Instructions to follow:
Write the lines out exactly as they stand, from the one containing "Reproduce this chart with Apache ECharts." through the one containing "const ink = '#231f20'", and only those. Omit pictures.

─── Supplied records

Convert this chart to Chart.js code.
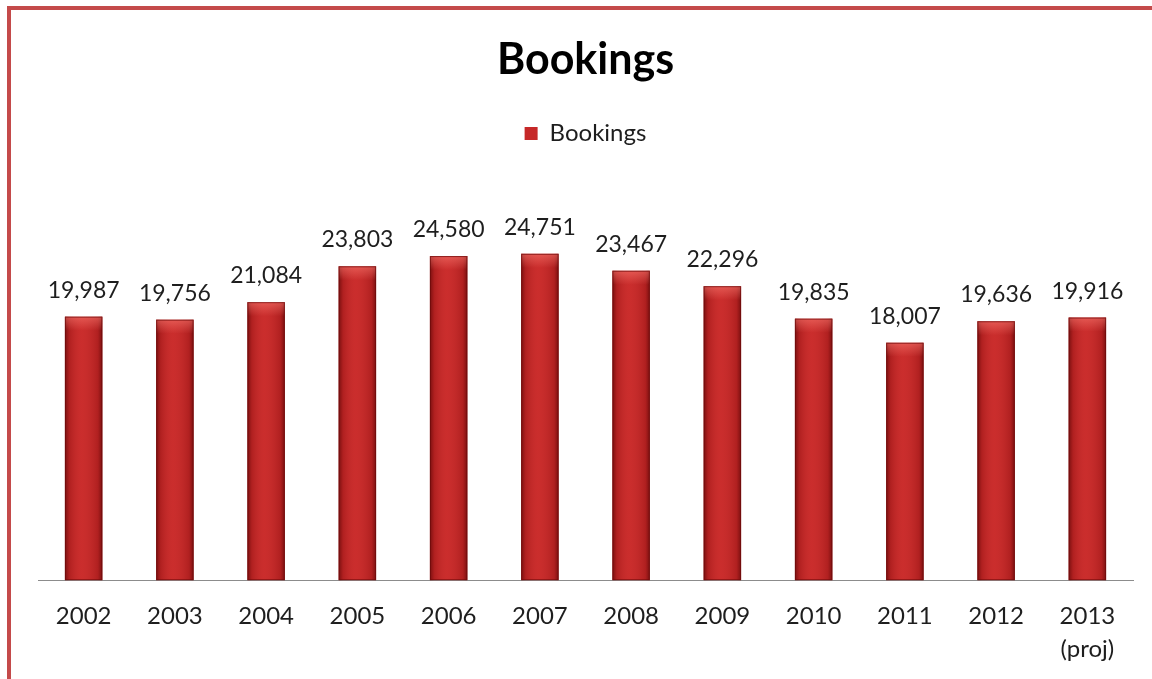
<!DOCTYPE html>
<html>
<head>
<meta charset="utf-8">
<script src="https://cdn.jsdelivr.net/npm/chart.js@4/dist/chart.umd.min.js"></script>
<style>
  html, body { margin: 0; padding: 0; background: #ffffff; overflow: hidden; }
  #frame {
    position: absolute; left: 7px; top: 6px; width: 1145px; height: 673px;
    border-top: 4px solid #c44a4a; border-left: 4px solid #c44a4a;
    box-sizing: border-box;
  }
  #wrap { position: absolute; left: 0; top: 0; width: 1152px; height: 679px; }
</style>
</head>
<body>
<div id="frame"></div>
<div id="wrap"><canvas id="c" width="1152" height="679"></canvas></div>
<script>
// Yearly bookings, 2002 through the 2013 projection
const years = ['2002', '2003', '2004', '2005', '2006', '2007', '2008', '2009', '2010', '2011', '2012', ['2013', '(proj)']];
const bookings = [19987, 19756, 21084, 23803, 24580, 24751, 23467, 22296, 19835, 18007, 19636, 19916];
const seriesName = 'Bookings';
const titleText = 'Bookings';

const FONT = 'Lato, "Noto Sans", sans-serif';
const INK = '#1e1e1e';

// Shading over each bar: darker sides, a lighter cap at the top
const barShading = {
  id: 'barShading',
  afterDatasetsDraw(chart) {
    const ctx = chart.ctx;
    const meta = chart.getDatasetMeta(0);
    ctx.save();
    meta.data.forEach((bar) => {
      const p = bar.getProps(['x', 'y', 'base', 'width'], true);
      const l = p.x - p.width / 2, r = p.x + p.width / 2;
      const g = ctx.createLinearGradient(l, 0, r, 0);
      g.addColorStop(0, 'rgba(70,0,0,0.6)');
      g.addColorStop(0.12, 'rgba(90,0,0,0.2)');
      g.addColorStop(0.45, 'rgba(255,110,100,0.08)');
      g.addColorStop(0.88, 'rgba(90,0,0,0.2)');
      g.addColorStop(1, 'rgba(70,0,0,0.6)');
      ctx.fillStyle = g;
      ctx.fillRect(l, p.y, p.width, p.base - p.y);
      const cap = ctx.createLinearGradient(0, p.y, 0, p.y + 14);
      cap.addColorStop(0, 'rgba(255,130,120,0.5)');
      cap.addColorStop(1, 'rgba(255,130,120,0)');
      ctx.fillStyle = cap;
      ctx.fillRect(l, p.y, p.width, 14);
      ctx.strokeStyle = 'rgba(110,10,10,0.7)';
      ctx.lineWidth = 1;
      ctx.strokeRect(l + 0.5, p.y + 0.5, p.width - 1, p.base - p.y - 1);
    });
    ctx.restore();
  }
};

// Value labels above the bars
const valueLabels = {
  id: 'valueLabels',
  afterDatasetsDraw(chart) {
    const ctx = chart.ctx;
    const meta = chart.getDatasetMeta(0);
    const values = chart.data.datasets[0].data;
    ctx.save();
    ctx.font = '23px ' + FONT;
    ctx.fillStyle = INK;
    ctx.textAlign = 'center';
    ctx.textBaseline = 'alphabetic';
    meta.data.forEach((bar, i) => {
      ctx.fillText(values[i].toLocaleString('en-US'), bar.x, bar.y - 19);
    });
    ctx.restore();
  }
};

// Extra room between the legend and the plot
const legendGap = {
  id: 'legendGap',
  beforeLayout(chart) {
    const lg = chart.legend;
    if (lg && !lg._gapPatched) {
      const fit = lg.fit;
      lg.fit = function () {
        fit.call(this);
        this.height += 29;
      };
      lg._gapPatched = true;
    }
  }
};

new Chart(document.getElementById('c'), {
  type: 'bar',
  data: {
    labels: years,
    datasets: [{
      label: seriesName,
      data: bookings,
      backgroundColor: '#c62828',
      borderWidth: 0,
      barPercentage: 0.41,
      categoryPercentage: 1.0
    }]
  },
  options: {
    responsive: false,
    animation: false,
    devicePixelRatio: 1,
    layout: { padding: { top: 24, left: 38, right: 19, bottom: -6 } },
    plugins: {
      title: {
        display: true,
        text: titleText,
        color: '#000',
        font: { family: FONT, size: 43, weight: 'bold' },
        padding: { top: 10, bottom: 19 }
      },
      legend: {
        display: true,
        labels: {
          color: INK,
          font: { family: FONT, size: 24 },
          boxWidth: 13,
          boxHeight: 13,
          padding: 17
        }
      },
      tooltip: { enabled: false }
    },
    scales: {
      x: {
        grid: { display: false, drawTicks: false },
        border: { display: true, color: '#8c8c8c', width: 1 },
        ticks: { color: INK, font: { family: FONT, size: 24, lineHeight: 1.35 }, padding: 20, maxRotation: 0 }
      },
      y: {
        display: false,
        min: 0,
        max: 30000
      }
    }
  },
  plugins: [legendGap, barShading, valueLabels]
});
</script>
</body>
</html>
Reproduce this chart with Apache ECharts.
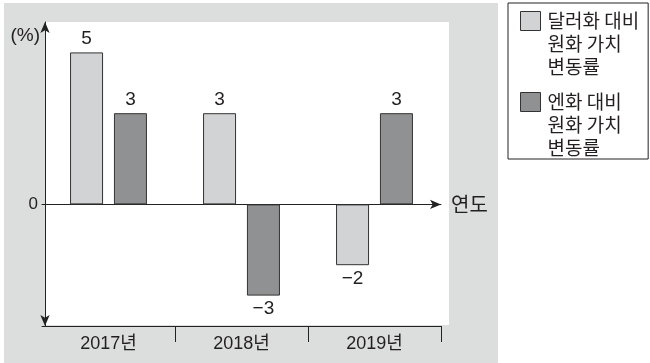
<!DOCTYPE html>
<html>
<head>
<meta charset="utf-8">
<script src="https://cdn.jsdelivr.net/npm/echarts@6/dist/echarts.min.js"></script>
<style>
  html, body { margin: 0; padding: 0; background: #fff; }
  #chart { width: 650px; height: 363px; }
</style>
</head>
<body>
<div id="chart"></div>
<script>
const years = ['2017년', '2018년', '2019년']
const dollarRate = [5, 3, -2]
const yenRate = [3, -3, 3]
const seriesNames = ['달러화 대비\n원화 가치\n변동률', '엔화 대비\n원화 가치\n변동률']

const font = "'Liberation Sans', 'Noto Sans CJK KR', sans-serif"
const krFont = "'Noto Sans CJK KR', sans-serif"
const ink = '#231f20'

const chart = echarts.init(document.getElementById('chart'))

const barLabel = {
  show: true,
  position: 'outside',
  distance: 4,
  fontSize: 19,
  fontFamily: font,
  color: ink,
  formatter: p => (p.value < 0 ? '\u2212' + (-p.value) : String(p.value))
}

const makeSeries = (name, values, color) => ({
  name: name,
  type: 'bar',
  xAxisIndex: 0,
  barWidth: 33,
  barGap: '33%',
  itemStyle: { color: color, borderColor: '#333', borderWidth: 1 },
  label: barLabel,
  emphasis: { disabled: true },
  data: values
})

chart.setOption({
  animation: false,
  textStyle: { fontFamily: font },
  graphic: [
    { type: 'rect', z: -10, silent: true, shape: { x: 4, y: 3, width: 494, height: 360 }, style: { fill: '#dcdddd' } },
    { type: 'rect', z: -9, silent: true, shape: { x: 45, y: 22, width: 404, height: 303 }, style: { fill: '#fff' } }
  ],
  grid: { left: 42, right: 209, top: 22, bottom: 37 },
  legend: {
    orient: 'vertical',
    left: 508,
    top: 3,
    padding: [6, 9, -1, 12],
    itemGap: 11,
    itemWidth: 22,
    itemHeight: 69,
    // square on the first text line, the rest of the item box left empty
    icon: 'path://M0,0M22,0M0,2L20,2L20,21L0,21ZM0,69',
    borderColor: '#222',
    borderWidth: 1,
    itemStyle: { borderColor: '#333', borderWidth: 1 },
    textStyle: { fontSize: 19, lineHeight: 23, color: ink, fontFamily: krFont },
    data: seriesNames
  },
  xAxis: [
    {
      type: 'category',
      data: years,
      position: 'bottom',
      axisLine: { onZero: false, lineStyle: { color: '#222', width: 1 } },
      axisTick: { show: true, length: 16, lineStyle: { color: '#222' }, interval: (i) => i !== 0 },
      axisLabel: { margin: 9, fontSize: 18, color: ink, fontFamily: font }
    },
    {
      type: 'category',
      data: years,
      position: 'bottom',
      name: '연도',
      nameLocation: 'end',
      nameGap: 10,
      nameTextStyle: { fontSize: 20, color: ink, fontFamily: krFont },
      axisLine: { onZero: true, onZeroAxisIndex: 0, symbol: ['none', 'arrow'], symbolSize: [7, 11], lineStyle: { color: '#222', width: 1 } },
      axisTick: { show: false },
      axisLabel: { show: false }
    }
  ],
  yAxis: {
    type: 'value',
    min: -4,
    max: 6,
    interval: 2,
    offset: -3,
    name: '(%)',
    nameLocation: 'end',
    nameGap: -4,
    nameTextStyle: { fontSize: 19, color: ink, fontFamily: font, align: 'right', verticalAlign: 'top', padding: [0, 5, 0, 0] },
    axisLine: { show: true, symbol: ['arrow', 'arrow'], symbolSize: [7, 11], lineStyle: { color: '#222', width: 1 } },
    axisTick: { show: false },
    splitLine: { show: false },
    axisLabel: { margin: 7, fontSize: 17, color: ink, fontFamily: font, formatter: v => (v === 0 ? '0' : '') }
  },
  series: [
    makeSeries(seriesNames[0], dollarRate, '#d2d3d4'),
    makeSeries(seriesNames[1], yenRate, '#909192')
  ]
})
</script>
</body>
</html>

──────

Finished exercise:
Reproduce this chart with Apache ECharts.
<!DOCTYPE html>
<html>
<head>
<meta charset="utf-8">
<script src="https://cdn.jsdelivr.net/npm/echarts@6/dist/echarts.min.js"></script>
<style>
  html, body { margin: 0; padding: 0; background: #fff; }
  #chart { width: 650px; height: 363px; }
</style>
</head>
<body>
<div id="chart"></div>
<script>
const years = ['2017년', '2018년', '2019년']
const dollarRate = [5, 3, -2]
const yenRate = [3, -3, 3]
const seriesNames = ['달러화 대비\n원화 가치\n변동률', '엔화 대비\n원화 가치\n변동률']

const font = "'Liberation Sans', 'Noto Sans CJK KR', sans-serif"
const krFont = "'Noto Sans CJK KR', sans-serif"
const ink = '#231f20'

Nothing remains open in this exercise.